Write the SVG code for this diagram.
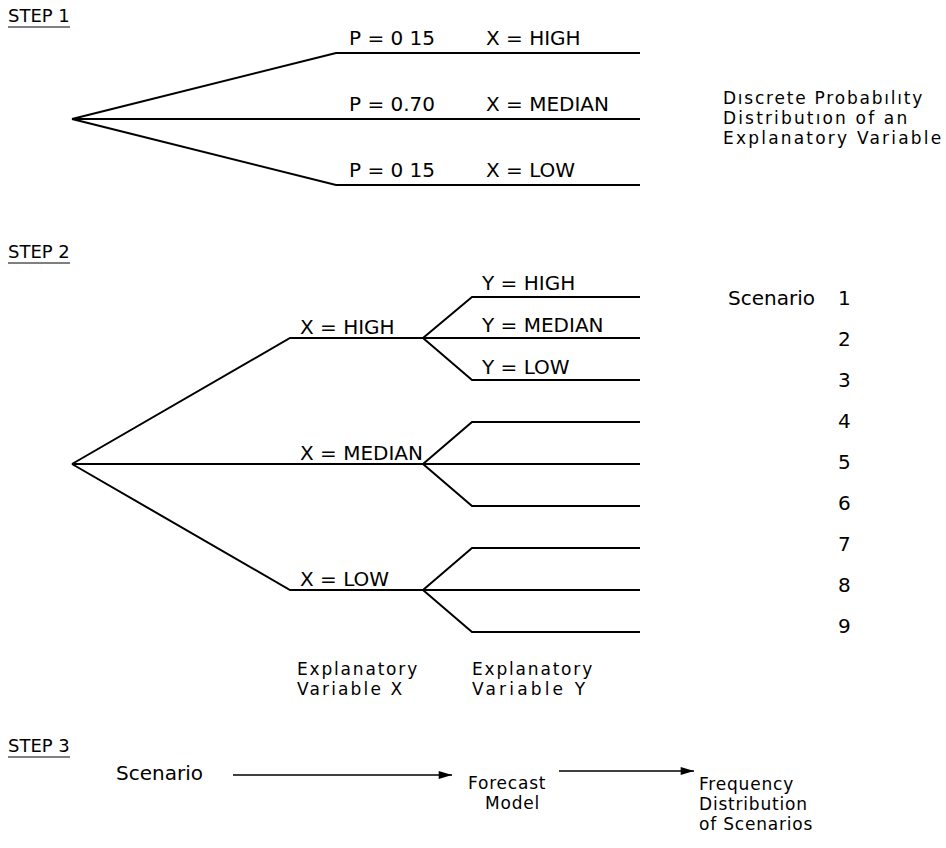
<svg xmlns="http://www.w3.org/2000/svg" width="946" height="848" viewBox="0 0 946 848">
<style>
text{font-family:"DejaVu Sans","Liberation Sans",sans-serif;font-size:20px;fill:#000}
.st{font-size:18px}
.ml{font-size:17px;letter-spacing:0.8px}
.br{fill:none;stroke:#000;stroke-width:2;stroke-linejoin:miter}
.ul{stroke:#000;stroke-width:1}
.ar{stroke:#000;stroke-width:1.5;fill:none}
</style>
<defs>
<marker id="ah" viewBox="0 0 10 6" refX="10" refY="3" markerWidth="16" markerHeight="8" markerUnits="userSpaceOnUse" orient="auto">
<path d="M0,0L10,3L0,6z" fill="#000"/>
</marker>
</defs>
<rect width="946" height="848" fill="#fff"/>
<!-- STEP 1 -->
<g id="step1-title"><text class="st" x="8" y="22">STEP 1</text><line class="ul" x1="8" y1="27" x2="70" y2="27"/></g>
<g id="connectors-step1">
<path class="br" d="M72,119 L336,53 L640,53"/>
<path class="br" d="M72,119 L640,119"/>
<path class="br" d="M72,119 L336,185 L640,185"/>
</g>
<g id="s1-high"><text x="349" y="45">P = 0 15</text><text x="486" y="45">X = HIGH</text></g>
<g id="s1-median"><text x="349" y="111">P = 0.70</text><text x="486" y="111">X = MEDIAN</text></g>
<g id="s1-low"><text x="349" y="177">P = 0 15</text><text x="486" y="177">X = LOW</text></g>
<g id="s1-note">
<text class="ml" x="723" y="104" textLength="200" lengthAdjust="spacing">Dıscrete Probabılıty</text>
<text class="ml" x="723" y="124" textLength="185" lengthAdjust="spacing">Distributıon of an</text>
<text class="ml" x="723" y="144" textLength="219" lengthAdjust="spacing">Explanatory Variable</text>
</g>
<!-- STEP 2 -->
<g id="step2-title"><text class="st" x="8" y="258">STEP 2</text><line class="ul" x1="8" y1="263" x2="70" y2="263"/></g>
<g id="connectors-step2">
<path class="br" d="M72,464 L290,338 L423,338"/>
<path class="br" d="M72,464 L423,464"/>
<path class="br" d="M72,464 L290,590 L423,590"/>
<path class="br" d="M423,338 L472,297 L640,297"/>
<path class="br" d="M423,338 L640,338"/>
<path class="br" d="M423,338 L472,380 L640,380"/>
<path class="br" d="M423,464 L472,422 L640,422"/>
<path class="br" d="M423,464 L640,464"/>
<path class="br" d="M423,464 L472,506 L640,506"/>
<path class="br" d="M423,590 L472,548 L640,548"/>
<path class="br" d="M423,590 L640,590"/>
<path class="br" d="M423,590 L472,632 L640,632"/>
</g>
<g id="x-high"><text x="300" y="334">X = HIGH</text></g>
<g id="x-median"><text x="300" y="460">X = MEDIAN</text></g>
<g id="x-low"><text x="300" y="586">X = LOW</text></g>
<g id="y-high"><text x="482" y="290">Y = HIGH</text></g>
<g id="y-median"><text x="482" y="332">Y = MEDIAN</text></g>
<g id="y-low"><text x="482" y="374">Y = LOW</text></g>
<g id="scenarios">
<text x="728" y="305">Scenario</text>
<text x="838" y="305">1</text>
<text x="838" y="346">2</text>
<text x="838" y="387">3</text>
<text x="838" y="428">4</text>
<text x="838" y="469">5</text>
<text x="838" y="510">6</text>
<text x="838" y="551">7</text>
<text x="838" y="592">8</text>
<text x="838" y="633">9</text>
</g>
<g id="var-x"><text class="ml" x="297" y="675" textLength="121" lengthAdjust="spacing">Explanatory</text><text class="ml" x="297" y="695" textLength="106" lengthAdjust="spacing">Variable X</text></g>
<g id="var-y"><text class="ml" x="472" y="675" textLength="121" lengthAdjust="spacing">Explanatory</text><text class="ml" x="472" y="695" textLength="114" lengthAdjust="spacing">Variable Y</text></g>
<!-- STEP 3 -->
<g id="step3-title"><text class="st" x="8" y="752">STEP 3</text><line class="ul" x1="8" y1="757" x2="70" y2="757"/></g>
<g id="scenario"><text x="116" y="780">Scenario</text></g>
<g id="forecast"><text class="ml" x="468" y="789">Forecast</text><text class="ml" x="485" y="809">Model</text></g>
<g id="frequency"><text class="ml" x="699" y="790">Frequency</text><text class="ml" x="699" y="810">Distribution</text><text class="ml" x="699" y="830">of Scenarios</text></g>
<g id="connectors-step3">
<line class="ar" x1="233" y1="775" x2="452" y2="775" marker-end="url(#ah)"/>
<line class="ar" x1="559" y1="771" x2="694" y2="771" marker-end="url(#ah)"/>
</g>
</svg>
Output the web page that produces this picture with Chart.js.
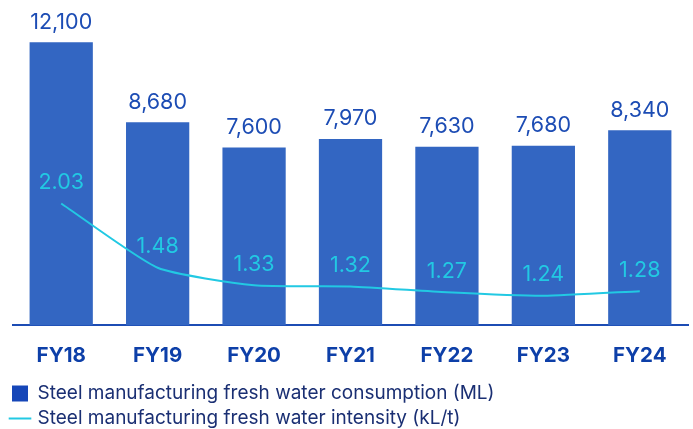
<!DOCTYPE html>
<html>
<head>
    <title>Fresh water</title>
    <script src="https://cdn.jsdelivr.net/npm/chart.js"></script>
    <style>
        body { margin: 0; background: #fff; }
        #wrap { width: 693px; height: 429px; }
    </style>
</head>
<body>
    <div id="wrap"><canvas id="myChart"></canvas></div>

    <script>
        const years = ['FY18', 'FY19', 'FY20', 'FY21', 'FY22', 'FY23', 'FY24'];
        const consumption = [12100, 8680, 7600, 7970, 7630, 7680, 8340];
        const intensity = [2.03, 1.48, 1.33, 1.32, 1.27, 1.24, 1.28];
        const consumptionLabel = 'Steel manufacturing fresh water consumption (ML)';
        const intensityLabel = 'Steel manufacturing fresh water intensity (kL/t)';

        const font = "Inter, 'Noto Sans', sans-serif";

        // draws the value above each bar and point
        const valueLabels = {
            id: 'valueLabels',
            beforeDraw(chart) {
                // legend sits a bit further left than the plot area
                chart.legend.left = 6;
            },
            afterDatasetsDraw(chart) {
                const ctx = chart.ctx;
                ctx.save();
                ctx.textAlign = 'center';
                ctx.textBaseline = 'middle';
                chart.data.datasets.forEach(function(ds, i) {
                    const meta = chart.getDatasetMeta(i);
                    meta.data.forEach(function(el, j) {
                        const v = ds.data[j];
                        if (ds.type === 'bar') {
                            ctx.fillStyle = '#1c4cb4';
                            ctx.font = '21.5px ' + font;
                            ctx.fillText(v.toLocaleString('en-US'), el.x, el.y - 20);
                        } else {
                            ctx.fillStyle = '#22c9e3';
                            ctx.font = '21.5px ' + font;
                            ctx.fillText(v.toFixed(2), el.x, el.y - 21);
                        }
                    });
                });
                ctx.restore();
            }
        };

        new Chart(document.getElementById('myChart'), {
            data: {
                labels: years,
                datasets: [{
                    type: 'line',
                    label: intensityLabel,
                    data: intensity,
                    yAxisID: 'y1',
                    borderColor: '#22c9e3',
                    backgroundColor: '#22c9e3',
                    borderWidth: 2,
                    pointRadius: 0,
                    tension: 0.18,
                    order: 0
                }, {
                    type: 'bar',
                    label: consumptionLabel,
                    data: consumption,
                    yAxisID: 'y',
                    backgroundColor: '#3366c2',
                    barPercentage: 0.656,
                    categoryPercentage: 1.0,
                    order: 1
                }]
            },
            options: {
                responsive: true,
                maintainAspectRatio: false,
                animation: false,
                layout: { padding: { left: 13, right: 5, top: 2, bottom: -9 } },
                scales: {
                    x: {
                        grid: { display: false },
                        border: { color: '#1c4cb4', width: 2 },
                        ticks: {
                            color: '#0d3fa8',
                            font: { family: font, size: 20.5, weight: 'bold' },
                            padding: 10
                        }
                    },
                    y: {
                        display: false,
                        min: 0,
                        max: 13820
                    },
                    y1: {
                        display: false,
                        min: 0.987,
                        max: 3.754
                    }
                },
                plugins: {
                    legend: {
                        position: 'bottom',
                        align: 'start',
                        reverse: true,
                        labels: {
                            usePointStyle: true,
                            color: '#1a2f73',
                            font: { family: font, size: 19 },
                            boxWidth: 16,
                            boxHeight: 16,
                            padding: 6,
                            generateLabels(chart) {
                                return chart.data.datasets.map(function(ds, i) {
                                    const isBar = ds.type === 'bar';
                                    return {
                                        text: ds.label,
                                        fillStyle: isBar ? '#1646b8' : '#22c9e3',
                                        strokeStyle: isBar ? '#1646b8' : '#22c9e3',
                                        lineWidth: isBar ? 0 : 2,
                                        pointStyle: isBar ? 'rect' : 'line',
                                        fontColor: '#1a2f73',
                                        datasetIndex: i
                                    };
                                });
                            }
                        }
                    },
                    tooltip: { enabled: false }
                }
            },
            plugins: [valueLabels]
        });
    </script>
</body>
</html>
────
Request:
Report how many lines in these entries contain "this". Answer with the number only.

Task output:
2